H. : Je suis originaire du Sénégal. Mon pays a surtout été marqué parce que les esclaves pris dans toute l'Afrique partaient du Sénégal. Une grande partie est allée en Martinique, Louisiane, pour travailler là-bas. Peu en Amérique du Sud.
C'était sur toutes les côtes que se passaient les ventes aux enchères. A Goré, lieu de départ des bateaux, ils ont créé des associations sur ce sujet.
Dans un reportage passé à la télé en septembre, on voit des gens qui sont revenus dans leur pays, des antillais, des américains, des allemands...
Ils sont venus voir la ville de Goré. Le roi les a accueillis avec beaucoup d'hospitalité.
Il y a aussi des personnes de retour des pays voisins, en quête de leurs origines.
On se reconnaît, entre africains, chaque région a des traits de visage différents, entre l'est, l'ouest, et les cultures ne sont pas les mêmes. Mais il y a eu beaucoup de métissages à l'intérieur de l'Afrique, les traits se perdent.

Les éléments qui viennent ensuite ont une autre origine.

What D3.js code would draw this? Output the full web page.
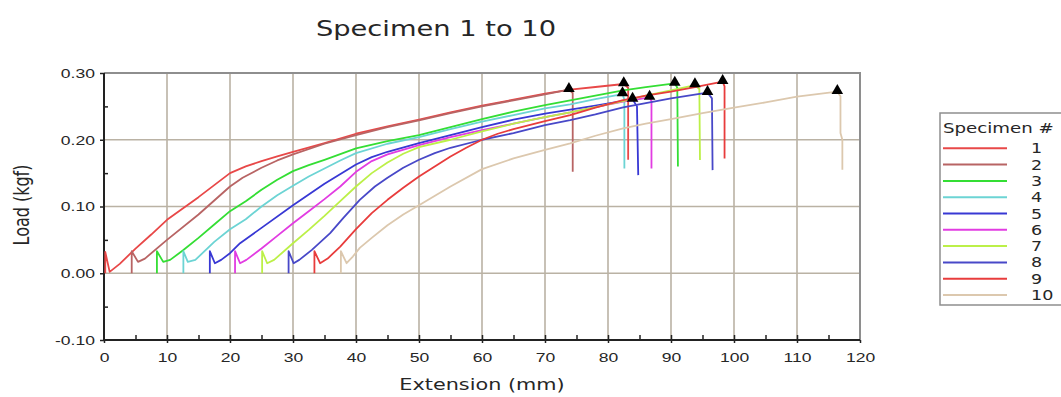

Les noms attribués aux enfants peuvent être liés à leur date de naissance, par rapport au décès d'un ancêtre ("grand-père est revenu"), ou bien si un enfant de la fratrie est mort avant la naissance du nouveau-né, celui-ci s'appelle "celui qui est revenu". Le premier né peut avoir quatre ou cinq prénoms, pour nommer tous les ancêtres : en voyant ses prénoms, on sais qui il est.
As-tu eu des personnes de ta famille qui ont été mobilisées pour la guerre de 14 ?
H. : Non, il y a le petit frère de mon père, qui est rentré juste après le décès de mon père en 52.
Il était parti pour la guerre d'Indochine. Il a été blessé, mais il est encore vivant. Il avait été recruté au départ pour la guerre de 40. Il ne connaissait rien à la guerre.
Ils ont pris des cultivateurs chez eux, mes grands-parents habitaient un petit village, à 15 km de Saint-Louis.
Les français venaient voir les chefs du village; ceux-ci faisaient sortir tous les jeunes qui étaient bien-portants et en âge de partir. Le recrutement se passait comme ça. Les chefs essayaient de convaincre les familles de laisser partir tel ou tel fils. Leur autorité morale suffisait souvent.
Cliquer sur l'image pour l'agrandir. (Tiré de l'Illustration)
C'était des villages où il y avait 5 ou 6 familles, mais très nombreuses, avec le regroupement de tous les fils, de leurs épouses, etc. ou les filles avec leurs époux : elles changeaient de maison mais restaient dans le village. On ne sortait pas du village. Il fallait éviter surtout que le nom de ce village disparaisse. Chaque village contenait une famille, avec un seul nom.
Il y avait des villages de guerriers, par exemple, il ne fallait pas que ce village se mélange avec une autre caste, ou un autre niveau de vie.
Je suis du village où est né Lat Dior Ngoné Latyr Diop (1842-1886), une des grandes figures de la résistance à la pénétration coloniale française.... Il y avait deux grand guerriers sénégalais qui faisaient face aux français, Lat Dior et Alboury Ndiaye. Si quelqu'un rentrait de force dans un pays, en déclarant la guerre, il n'en sortait pas vivant. Il y a une statue de Lat Dior à Dakar, monté sur son cheval Malaw.
Notre grand-père était le descendant de Dior,
les vrais sénégalais portent deux noms : Dior et Ndiaye, du nom des deux grands guerriers sénégalais.
Après les croisements, quand les gens ont migré en ville et ont fait des mariages en dehors du village, les noms ont commencé à changer.
Avant, tous les bateaux passaient toujours par Saint-Louis. Les vrais sénégalais sont toujours à Saint-Louis. Il y a eu des métissages blancs avec des sénégalaises, les Signares.
Ces métis n'étaient pas des musulmans et étaient plus aisés que ceux de la ville.
Comme les enfants, métis, ont épousé des noirs, la couleur est redevenue progressivement plus foncée. Mais on les reconnaît toujours à des différences de culture.
Au Sénégal, je n'ai pas connu la guerre, mais la décolonisation.
J'étais dans une école des soeurs, construite après la guerre, où allaient les français.
Il n'y a pas eu du tout de combats. Le Sénégal a eu l'indépendance sans un seul coup de feu.
De Gaulle était venu, faire campagne avec Léopold Sédar Senghor.
Tout s'est passé sans aucun heurt.
Dans un pays musulman à 97%, nous avons élu un président catholique.
Il n'y a jamais eu d'histoire, par exemple pour les fêtes musulmanes, il y allait ou se faisait représenter.
Il est parti de sa propre décision, en laissant le pouvoir à son premier ministre. Il est parti dignement, calmement, est venu se reposer en Normandie. Il a été enterré au Sénégal. Un homme très intelligent.